── Given material

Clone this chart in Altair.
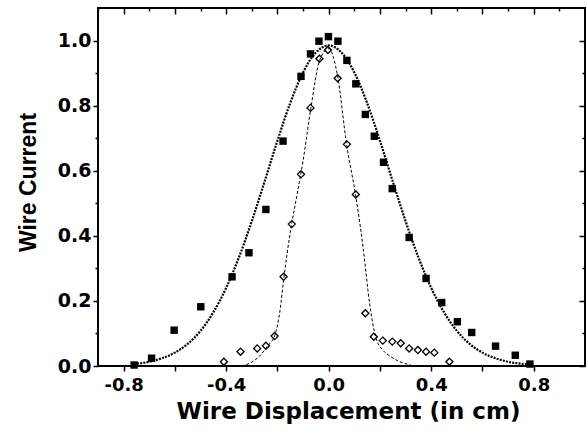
import altair as alt
import pandas as pd

# Filled squares (wide beam profile)
sq_x = [-0.759, -0.691, -0.603, -0.499, -0.377, -0.311, -0.245, -0.178, -0.108, -0.071, -0.038,
        -0.001, 0.036, 0.071, 0.106, 0.143, 0.178, 0.214, 0.248, 0.314, 0.380, 0.441, 0.502,
        0.558, 0.651, 0.728, 0.785]
sq_y = [0.003, 0.024, 0.110, 0.182, 0.274, 0.348, 0.481, 0.691, 0.890, 0.959, 0.998,
        1.012, 0.998, 0.939, 0.867, 0.773, 0.706, 0.626, 0.545, 0.395, 0.269, 0.195, 0.136,
        0.103, 0.061, 0.033, 0.006]

# Open diamonds (narrow beam profile)
di_x = [-0.409, -0.344, -0.279, -0.245, -0.211, -0.176, -0.144, -0.108, -0.071, -0.036, -0.003,
        0.035, 0.071, 0.106, 0.143, 0.176, 0.211, 0.248, 0.281, 0.314, 0.348, 0.380, 0.412, 0.471]
di_y = [0.013, 0.044, 0.054, 0.062, 0.092, 0.274, 0.436, 0.589, 0.793, 0.944, 0.971,
        0.884, 0.681, 0.527, 0.162, 0.090, 0.078, 0.075, 0.070, 0.054, 0.049, 0.044, 0.041, 0.013]

# Wide fit curve
wide_x = [-0.76, -0.70, -0.65, -0.60, -0.55, -0.50, -0.45, -0.40, -0.35, -0.30, -0.25, -0.20,
          -0.15, -0.10, -0.05, 0.00, 0.05, 0.10, 0.15, 0.20, 0.25, 0.30, 0.35, 0.40, 0.45,
          0.50, 0.55, 0.60, 0.65, 0.70, 0.75, 0.79]
wide_y = [0.006, 0.013, 0.024, 0.041, 0.068, 0.108, 0.165, 0.240, 0.334, 0.445, 0.567, 0.692,
          0.808, 0.902, 0.963, 0.985, 0.963, 0.902, 0.808, 0.692, 0.567, 0.445, 0.334, 0.240,
          0.165, 0.108, 0.068, 0.041, 0.024, 0.013, 0.007, 0.004]

# Narrow fit curve
nar_x = [-0.34, -0.30, -0.27, -0.24, -0.21, -0.19, -0.175, -0.15, -0.125, -0.10, -0.07, -0.035,
         0.0, 0.035, 0.07, 0.105, 0.135, 0.16, 0.185, 0.21, 0.24, 0.27, 0.32]
nar_y = [0.0, 0.012, 0.03, 0.06, 0.095, 0.17, 0.27, 0.41, 0.52, 0.63, 0.79, 0.94,
         0.975, 0.89, 0.68, 0.525, 0.36, 0.19, 0.085, 0.05, 0.03, 0.016, 0.003]

x_major = [-0.8, -0.6, -0.4, -0.2, 0.0, 0.2, 0.4, 0.6, 0.8]
x_minor = [-0.9, -0.7, -0.5, -0.3, -0.1, 0.1, 0.3, 0.5, 0.7, 0.9]
y_major = [0.0, 0.2, 0.4, 0.6, 0.8, 1.0]
y_minor = [0.1, 0.3, 0.5, 0.7, 0.9]

X_DOM = [-0.9, 1.0]
Y_DOM = [0.0, 1.1]

sq = pd.DataFrame({"x": sq_x, "y": sq_y})
di = pd.DataFrame({"x": di_x, "y": di_y})
wd = pd.DataFrame({"x": wide_x, "y": wide_y})
nr = pd.DataFrame({"x": nar_x, "y": nar_y})

TICK_FONT = "DejaVu Sans"

def xs(axis):
    return alt.X("x:Q", scale=alt.Scale(domain=X_DOM, nice=False, zero=False), axis=axis)

def ys(axis):
    return alt.Y("y:Q", scale=alt.Scale(domain=Y_DOM, nice=False, zero=False), axis=axis)

bottom_axis = alt.Axis(
    orient="bottom", values=x_major, tickSize=5, tickWidth=1.5, tickColor="black",
    domain=False, grid=False, labelPadding=5, labelFont=TICK_FONT, labelFontSize=18,
    labelFontWeight="bold", labelColor="black",
    labelExpr="abs(round(datum.value*10)) % 4 == 0 ? (datum.value < -0.01 ? '-' + format(abs(datum.value), '.1f') : format(abs(datum.value), '.1f')) : ''",
    title="Wire Displacement (in cm)", titleFont="DejaVu Sans", titleFontSize=23,
    titleFontWeight="bold", titleColor="black", titleX=250, titleY=52,
    titleBaseline="alphabetic", titleAlign="center", labelFlush=False, labelOverlap=False,
)
left_axis = alt.Axis(
    orient="left", values=y_major, tickSize=5, tickWidth=1.5, tickColor="black",
    domain=False, grid=False, labelPadding=2, labelFont=TICK_FONT, labelFontSize=19,
    labelFontWeight="bold", labelColor="black", format=".1f",
    title="Wire Current", titleFont="Liberation Sans", titleFontSize=23,
    titleFontWeight="bold", titleColor="black", titleX=-70, titleY=174,
    titleBaseline="middle", titleAlign="center", titleAngle=270, labelFlush=False,
    labelOverlap=False,
)
left_minor = alt.Axis(orient="left", values=y_minor, tickSize=3, tickWidth=1.5,
                      tickColor="black", domain=False, grid=False, labels=False, title=None)
top_major = alt.Axis(orient="top", values=x_major, tickSize=6, offset=-6, tickWidth=1.5,
                     tickColor="black", domain=False, grid=False, labels=False, title=None)
top_minor = alt.Axis(orient="top", values=x_minor, tickSize=3, offset=-3, tickWidth=1.5,
                     tickColor="black", domain=False, grid=False, labels=False, title=None)
right_major = alt.Axis(orient="right", values=y_major, tickSize=6, offset=-6, tickWidth=1.5,
                       tickColor="black", domain=False, grid=False, labels=False, title=None)
right_minor = alt.Axis(orient="right", values=y_minor, tickSize=3, offset=-3, tickWidth=1.5,
                       tickColor="black", domain=False, grid=False, labels=False, title=None)

wide_line = alt.Chart(wd).mark_line(
    color="black", strokeWidth=2.2, strokeDash=[2, 1.2], interpolate="monotone"
).encode(x=xs(top_minor), y=ys(right_major))

narrow_line = alt.Chart(nr).mark_line(
    color="black", strokeWidth=1, strokeDash=[3, 2], interpolate="monotone"
).encode(x=xs(None), y=ys(right_minor))

squares = alt.Chart(sq).mark_point(
    shape="square", filled=True, color="black", size=55, opacity=1
).encode(x=xs(bottom_axis), y=ys(left_axis))

diamonds = alt.Chart(di).mark_point(
    shape="diamond", filled=True, fill="white", stroke="black", strokeWidth=1.3,
    size=50, opacity=1
).encode(x=xs(top_major), y=ys(left_minor))

chart = alt.layer(squares, diamonds, wide_line, narrow_line).resolve_scale(
    x="independent", y="independent"
).properties(
    width=487, height=358,
    padding={"left": 98, "top": 8, "right": 3, "bottom": 73},
    autosize=alt.AutoSizeParams(type="none"),
    background="white",
).configure_view(stroke="black", strokeWidth=2)

chart.save("out.html", embed_options={"renderer": "svg", "actions": False})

────

#### [Goal of the exercise]
Exclude the images and reproduce the remaining data exactly.

#### [Exercise answer]
Clone this chart in Altair.
import altair as alt
import pandas as pd

# Filled squares (wide beam profile)
sq_x = [-0.759, -0.691, -0.603, -0.499, -0.377, -0.311, -0.245, -0.178, -0.108, -0.071, -0.038,
        -0.001, 0.036, 0.071, 0.106, 0.143, 0.178, 0.214, 0.248, 0.314, 0.380, 0.441, 0.502,
        0.558, 0.651, 0.728, 0.785]
sq_y = [0.003, 0.024, 0.110, 0.182, 0.274, 0.348, 0.481, 0.691, 0.890, 0.959, 0.998,
        1.012, 0.998, 0.939, 0.867, 0.773, 0.706, 0.626, 0.545, 0.395, 0.269, 0.195, 0.136,
        0.103, 0.061, 0.033, 0.006]

# Open diamonds (narrow beam profile)
di_x = [-0.409, -0.344, -0.279, -0.245, -0.211, -0.176, -0.144, -0.108, -0.071, -0.036, -0.003,
        0.035, 0.071, 0.106, 0.143, 0.176, 0.211, 0.248, 0.281, 0.314, 0.348, 0.380, 0.412, 0.471]
di_y = [0.013, 0.044, 0.054, 0.062, 0.092, 0.274, 0.436, 0.589, 0.793, 0.944, 0.971,
        0.884, 0.681, 0.527, 0.162, 0.090, 0.078, 0.075, 0.070, 0.054, 0.049, 0.044, 0.041, 0.013]

# Wide fit curve
wide_x = [-0.76, -0.70, -0.65, -0.60, -0.55, -0.50, -0.45, -0.40, -0.35, -0.30, -0.25, -0.20,
          -0.15, -0.10, -0.05, 0.00, 0.05, 0.10, 0.15, 0.20, 0.25, 0.30, 0.35, 0.40, 0.45,
          0.50, 0.55, 0.60, 0.65, 0.70, 0.75, 0.79]
wide_y = [0.006, 0.013, 0.024, 0.041, 0.068, 0.108, 0.165, 0.240, 0.334, 0.445, 0.567, 0.692,
          0.808, 0.902, 0.963, 0.985, 0.963, 0.902, 0.808, 0.692, 0.567, 0.445, 0.334, 0.240,
          0.165, 0.108, 0.068, 0.041, 0.024, 0.013, 0.007, 0.004]

# Narrow fit curve
nar_x = [-0.34, -0.30, -0.27, -0.24, -0.21, -0.19, -0.175, -0.15, -0.125, -0.10, -0.07, -0.035,
         0.0, 0.035, 0.07, 0.105, 0.135, 0.16, 0.185, 0.21, 0.24, 0.27, 0.32]
nar_y = [0.0, 0.012, 0.03, 0.06, 0.095, 0.17, 0.27, 0.41, 0.52, 0.63, 0.79, 0.94,
         0.975, 0.89, 0.68, 0.525, 0.36, 0.19, 0.085, 0.05, 0.03, 0.016, 0.003]

x_major = [-0.8, -0.6, -0.4, -0.2, 0.0, 0.2, 0.4, 0.6, 0.8]
x_minor = [-0.9, -0.7, -0.5, -0.3, -0.1, 0.1, 0.3, 0.5, 0.7, 0.9]
y_major = [0.0, 0.2, 0.4, 0.6, 0.8, 1.0]
y_minor = [0.1, 0.3, 0.5, 0.7, 0.9]

X_DOM = [-0.9, 1.0]
Y_DOM = [0.0, 1.1]

sq = pd.DataFrame({"x": sq_x, "y": sq_y})
di = pd.DataFrame({"x": di_x, "y": di_y})
wd = pd.DataFrame({"x": wide_x, "y": wide_y})
nr = pd.DataFrame({"x": nar_x, "y": nar_y})

TICK_FONT = "DejaVu Sans"

def xs(axis):
    return alt.X("x:Q", scale=alt.Scale(domain=X_DOM, nice=False, zero=False), axis=axis)

def ys(axis):
    return alt.Y("y:Q", scale=alt.Scale(domain=Y_DOM, nice=False, zero=False), axis=axis)

bottom_axis = alt.Axis(
    orient="bottom", values=x_major, tickSize=5, tickWidth=1.5, tickColor="black",
    domain=False, grid=False, labelPadding=5, labelFont=TICK_FONT, labelFontSize=18,
    labelFontWeight="bold", labelColor="black",
    labelExpr="abs(round(datum.value*10)) % 4 == 0 ? (datum.value < -0.01 ? '-' + format(abs(datum.value), '.1f') : format(abs(datum.value), '.1f')) : ''",
    title="Wire Displacement (in cm)", titleFont="DejaVu Sans", titleFontSize=23,
    titleFontWeight="bold", titleColor="black", titleX=250, titleY=52,
    titleBaseline="alphabetic", titleAlign="center", labelFlush=False, labelOverlap=False,
)
left_axis = alt.Axis(
    orient="left", values=y_major, tickSize=5, tickWidth=1.5, tickColor="black",
    domain=False, grid=False, labelPadding=2, labelFont=TICK_FONT, labelFontSize=19,
    labelFontWeight="bold", labelColor="black", format=".1f",
    title="Wire Current", titleFont="Liberation Sans", titleFontSize=23,
    titleFontWeight="bold", titleColor="black", titleX=-70, titleY=174,
    titleBaseline="middle", titleAlign="center", titleAngle=270, labelFlush=False,
    labelOverlap=False,
)
left_minor = alt.Axis(orient="left", values=y_minor, tickSize=3, tickWidth=1.5,
                      tickColor="black", domain=False, grid=False, labels=False, title=None)
top_major = alt.Axis(orient="top", values=x_major, tickSize=6, offset=-6, tickWidth=1.5,
                     tickColor="black", domain=False, grid=False, labels=False, title=None)
top_minor = alt.Axis(orient="top", values=x_minor, tickSize=3, offset=-3, tickWidth=1.5,
                     tickColor="black", domain=False, grid=False, labels=False, title=None)
right_major = alt.Axis(orient="right", values=y_major, tickSize=6, offset=-6, tickWidth=1.5,
                       tickColor="black", domain=False, grid=False, labels=False, title=None)
right_minor = alt.Axis(orient="right", values=y_minor, tickSize=3, offset=-3, tickWidth=1.5,
                       tickColor="black", domain=False, grid=False, labels=False, title=None)

wide_line = alt.Chart(wd).mark_line(
    color="black", strokeWidth=2.2, strokeDash=[2, 1.2], interpolate="monotone"
).encode(x=xs(top_minor), y=ys(right_major))

narrow_line = alt.Chart(nr).mark_line(
    color="black", strokeWidth=1, strokeDash=[3, 2], interpolate="monotone"
).encode(x=xs(None), y=ys(right_minor))

squares = alt.Chart(sq).mark_point(
    shape="square", filled=True, color="black", size=55, opacity=1
).encode(x=xs(bottom_axis), y=ys(left_axis))

diamonds = alt.Chart(di).mark_point(
    shape="diamond", filled=True, fill="white", stroke="black", strokeWidth=1.3,
    size=50, opacity=1
).encode(x=xs(top_major), y=ys(left_minor))

chart = alt.layer(squares, diamonds, wide_line, narrow_line).resolve_scale(
    x="independent", y="independent"
).properties(
    width=487, height=358,
    padding={"left": 98, "top": 8, "right": 3, "bottom": 73},
    autosize=alt.AutoSizeParams(type="none"),
    background="white",
).configure_view(stroke="black", strokeWidth=2)

chart.save("out.html", embed_options={"renderer": "svg", "actions": False})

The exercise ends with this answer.